Insofar as Kisaan Andolan can be partially read as a revolt against Hindutva, parallels have been drawn between Kisaan Andolan and the Shaheen Bagh protests of 2019, in which Muslim women led the charge against the Citizenship Amendment Act that discriminated against Muslims. This framing makes sense, but it’s also important to bear in mind that at least some of the jatt farmers of the current movement have been implicated in caste-based violence against Dalit Muslim labourers in the past, particularly in Uttar Pradesh. It’s also vital to remember that adivasi (indigenous, sometimes referred to as “tribal”) farmers have long been fighting dispossession from their lands at the hands of mining multinationals and dam-construction projects. The current Kisaan Andolan _seems to have prompted many _jatt farmers to understand that their struggle is alongside these dispossessed groups – and against the instruments of neocolonialism (World Bank, WTO, IMF etc), the Hindutva state, and homegrown multinationals.

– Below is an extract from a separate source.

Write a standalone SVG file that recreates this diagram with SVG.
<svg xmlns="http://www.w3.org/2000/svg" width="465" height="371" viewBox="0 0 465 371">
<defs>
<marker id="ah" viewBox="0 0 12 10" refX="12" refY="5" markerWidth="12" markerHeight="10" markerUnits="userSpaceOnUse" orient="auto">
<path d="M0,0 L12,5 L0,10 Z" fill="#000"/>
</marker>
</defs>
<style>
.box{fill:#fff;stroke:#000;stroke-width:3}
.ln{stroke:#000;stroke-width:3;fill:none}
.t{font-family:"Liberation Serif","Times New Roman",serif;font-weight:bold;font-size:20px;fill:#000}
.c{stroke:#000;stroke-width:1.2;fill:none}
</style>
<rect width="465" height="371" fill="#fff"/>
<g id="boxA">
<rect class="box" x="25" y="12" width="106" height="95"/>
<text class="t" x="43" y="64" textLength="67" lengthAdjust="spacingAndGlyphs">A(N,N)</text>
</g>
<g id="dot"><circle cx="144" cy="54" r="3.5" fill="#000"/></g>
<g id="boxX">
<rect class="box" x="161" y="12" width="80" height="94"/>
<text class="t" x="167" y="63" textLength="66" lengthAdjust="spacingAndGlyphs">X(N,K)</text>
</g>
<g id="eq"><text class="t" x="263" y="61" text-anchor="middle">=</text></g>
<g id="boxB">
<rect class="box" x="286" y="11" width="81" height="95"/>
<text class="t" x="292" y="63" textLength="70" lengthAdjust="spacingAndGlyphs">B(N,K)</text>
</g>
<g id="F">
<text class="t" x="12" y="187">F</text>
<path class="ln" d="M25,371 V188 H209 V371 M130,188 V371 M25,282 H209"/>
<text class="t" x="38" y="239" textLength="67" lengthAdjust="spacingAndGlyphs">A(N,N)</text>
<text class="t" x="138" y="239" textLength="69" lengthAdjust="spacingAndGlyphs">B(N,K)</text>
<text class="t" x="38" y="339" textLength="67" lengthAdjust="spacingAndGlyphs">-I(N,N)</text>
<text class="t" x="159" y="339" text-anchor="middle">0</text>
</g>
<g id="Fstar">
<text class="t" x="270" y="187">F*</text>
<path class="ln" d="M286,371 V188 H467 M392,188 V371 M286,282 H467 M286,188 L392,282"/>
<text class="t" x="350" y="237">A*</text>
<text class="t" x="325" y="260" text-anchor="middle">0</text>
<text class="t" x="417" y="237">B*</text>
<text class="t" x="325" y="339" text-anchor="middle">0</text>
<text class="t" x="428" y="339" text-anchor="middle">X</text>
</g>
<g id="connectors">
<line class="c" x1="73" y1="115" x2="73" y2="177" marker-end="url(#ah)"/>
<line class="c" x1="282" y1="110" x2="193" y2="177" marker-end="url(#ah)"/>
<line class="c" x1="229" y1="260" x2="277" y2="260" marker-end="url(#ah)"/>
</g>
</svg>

The Kisaan Andolan has remained strong for over a year, but the situation they face is dire. International solidarity from Global North governments has remained restricted to pleas for human rights to be respected with regards to policing dissent – it is not in “our” interests for the laws themselves to be repealed, implicated as “we” are in the neocolonial systems of globalised food procurement. Covid-19 rates have surged in India, and vaccine-nationalism and the lack of adequate healthcare provision has seen death rates soar, in a chilling example of global necropolitics. Splits between activists involved in the occupation of the Red Fort and those who blame them for enabling Modi’s “anti-national” smear-campaign are growing wider. And yet, resistance is the only option for those whose lives will be further decimated by the unimpeded implementation of Modi’s new laws. In the face of brutal violence and a pandemic, they are facing down both the forces of Hindutva and of global capital in a fight for survival.

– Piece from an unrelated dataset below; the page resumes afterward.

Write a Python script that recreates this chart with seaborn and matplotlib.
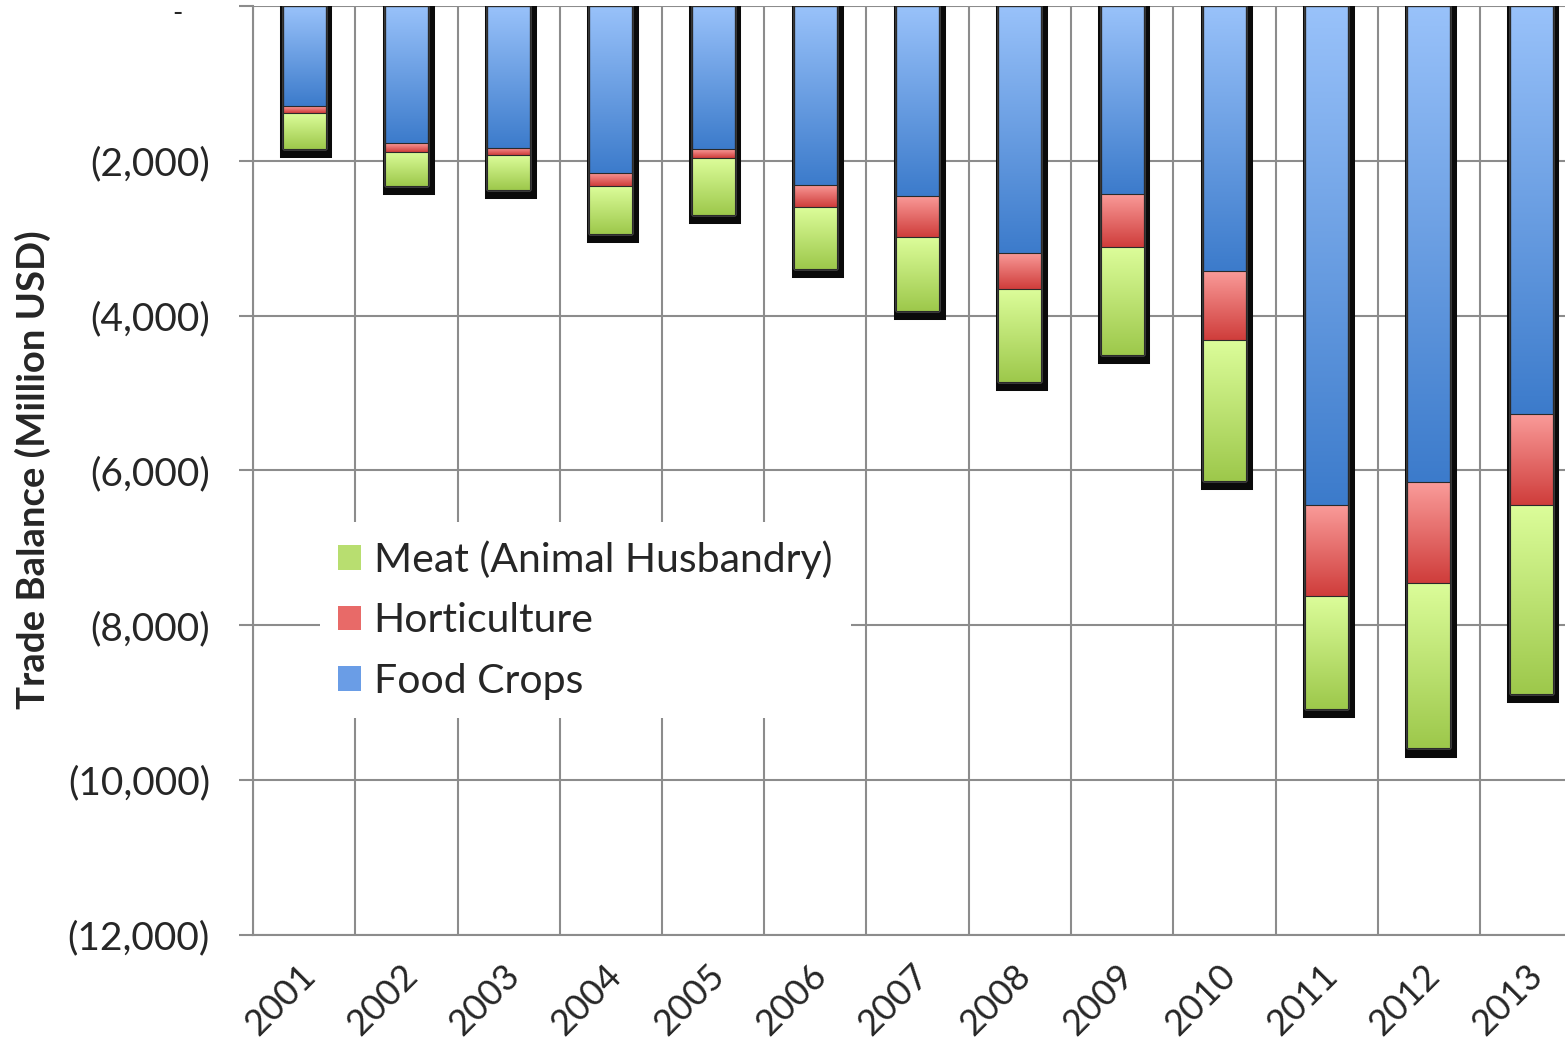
import numpy as np
import pandas as pd
import matplotlib
matplotlib.use("Agg")
import matplotlib.pyplot as plt
import matplotlib.patheffects as pe
import matplotlib.transforms as mtransforms
from matplotlib.colors import LinearSegmentedColormap
from matplotlib.patches import Patch
from matplotlib.ticker import FixedLocator, FuncFormatter
import seaborn as sns

# Data (million USD, trade balance, negative = deficit)
years = ["2001", "2002", "2003", "2004", "2005", "2006", "2007",
         "2008", "2009", "2010", "2011", "2012", "2013"]
food_crops = [-1290, -1770, -1830, -2155, -1845, -2310, -2450,
              -3185, -2425, -3420, -6440, -6155, -5265]
horticulture = [-90, -115, -100, -170, -115, -285, -530,
                -475, -685, -900, -1185, -1300, -1185]
meat = [-465, -440, -450, -620, -735, -800, -955,
        -1200, -1395, -1810, -1450, -2135, -2440]

df = pd.DataFrame({"year": years, "food": food_crops,
                   "hort": horticulture, "meat": meat})
df["fh"] = df["food"] + df["hort"]
df["total"] = df["fh"] + df["meat"]

sns.set_style("white")
plt.rcParams["font.family"] = ["Lato", "DejaVu Sans"]

W, H = 1565, 1049
fig = plt.figure(figsize=(W / 100, H / 100), dpi=100)
ax = fig.add_axes([253 / W, 1 - 935 / H, (W - 253) / W, (935 - 6) / H])

grid_c = "#8c8c8c"
bar_w = 0.42

# shadows
sns.barplot(data=df, x="year", y="total", color="#0a0a0a", width=bar_w,
            saturation=1, ax=ax, zorder=2)
for p in ax.containers[0]:
    p.set_path_effects([pe.Stroke(linewidth=6.5, foreground="#0a0a0a",
                                  offset=(1.2, -3)), pe.Normal()])

# stacked segments (cumulative, drawn deepest first)
gradients = {
    "meat": LinearSegmentedColormap.from_list("g", ["#dcfd9a", "#9dc84b"]),
    "hort": LinearSegmentedColormap.from_list("r", ["#fa9c9a", "#cf3d3b"]),
    "food": LinearSegmentedColormap.from_list("b", ["#99c2fa", "#3c7bcb"]),
}
layers = [("total", "fh", "meat"), ("fh", "food", "hort"), ("food", None, "food")]
grad = np.linspace(0, 1, 256).reshape(-1, 1)
for col, upper, key in layers:
    sns.barplot(data=df, x="year", y=col, color="white", width=bar_w,
                saturation=1, ax=ax, zorder=4)
    cont = ax.containers[-1]
    for i, p in enumerate(cont):
        p.set_facecolor("none")
        p.set_edgecolor("#2a2a2a")
        p.set_linewidth(0.8)
        top = 0 if upper is None else df[upper].iloc[i]
        bottom = df[col].iloc[i]
        x0 = p.get_x()
        ax.imshow(grad, cmap=gradients[key], aspect="auto", origin="upper",
                  extent=[x0, x0 + p.get_width(), bottom, top], zorder=3,
                  interpolation="bilinear")

ax.set_xlim(-0.5, -0.5 + (W - 253) / 102.25)
ax.set_ylim(-12000, 0)

# grid
ax.set_xticks(np.arange(len(years)))
ax.set_xticklabels(years)
ax.xaxis.set_minor_locator(FixedLocator(np.arange(-0.5, len(years), 1)))
ax.yaxis.set_major_locator(FixedLocator(np.arange(-12000, 1, 2000)))
ax.yaxis.set_major_formatter(FuncFormatter(
    lambda v, _: "" if v == 0 else "({:,.0f})".format(abs(v))))
ax.grid(axis="y", which="major", color=grid_c, lw=1.5)
ax.grid(axis="x", which="minor", color=grid_c, lw=1.5)
ax.grid(axis="x", which="major", visible=False)
ax.set_axisbelow(True)
for s in ["top", "right"]:
    ax.spines[s].set_visible(False)
for s in ["left", "bottom"]:
    ax.spines[s].set_color(grid_c)
    ax.spines[s].set_linewidth(1.5)

ax.tick_params(axis="y", which="major", length=10, width=1.5, color=grid_c,
               pad=21, labelsize=28, direction="out", left=True)
ax.tick_params(axis="x", which="major", length=0, pad=17, labelsize=26)
ax.tick_params(axis="x", which="minor", length=0)
shift = mtransforms.ScaledTranslation(-6 / 100, 0, fig.dpi_scale_trans)
for lab in ax.get_xticklabels():
    lab.set_rotation(45)
    lab.set_ha("right")
    lab.set_rotation_mode("anchor")
    lab.set_transform(lab.get_transform() + shift)
ax.set_xlabel("")
ax.set_ylabel("")

# zero label of the accounting format
fig.text(177 / W, 1 - 1 / H, "-", ha="center", va="top", fontsize=20)

fig.text(33 / W, 1 - 470 / H, "Trade Balance (Million USD)", rotation=90,
         ha="center", va="center", fontsize=27.5, fontweight="bold")

handles = [Patch(facecolor="#b8de70", edgecolor="none"),
           Patch(facecolor="#e86a68", edgecolor="none"),
           Patch(facecolor="#6a9de6", edgecolor="none")]
labels = ["Meat (Animal Husbandry)", "Horticulture", "Food Crops"]
leg = ax.legend(handles, labels, loc="upper left",
                bbox_to_anchor=(320 / W, 1 - 522 / H),
                bbox_transform=fig.transFigure, fontsize=29.5,
                frameon=True, framealpha=1, facecolor="white",
                edgecolor="none", fancybox=False, handlelength=0.54,
                handleheight=0.54, handletextpad=0.32, labelspacing=0.57,
                borderpad=0.45, borderaxespad=0)
leg.set_zorder(6)

fig.savefig("out.png", dpi=100)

As anti-capitalists in the Global North, it’s vital that we don’t fall into the trap of seeing Modi’s Kale Kanoon as a break from existing trends. Showing solidarity with the Kisaan Andolan has to involve meaningful interrogation of the global powers that have a vested interest in their suppression (and which they challenge). We can neither understand the complexities of the ongoing class struggle without reference to casteism and Hindutva, nor contextualise this resistance without specific reference to the global players that stand to gain from its suppression. It is not enough to explain the Kale Kanoon and resultant Kisaan Andolan by saying that India is increasingly fascist or increasingly neoliberal: we have to understand what that means. It’s only once we have done that work that we can identify actions of solidarity at home that go beyond words.


  1. Jason W. Moore. 2015. Capitalism in the Web of Life: Ecology and the Accumulation of Capital. London: Verso. p. 255. 

  2. Moore, Capitalism in the Web of Life. p. 263.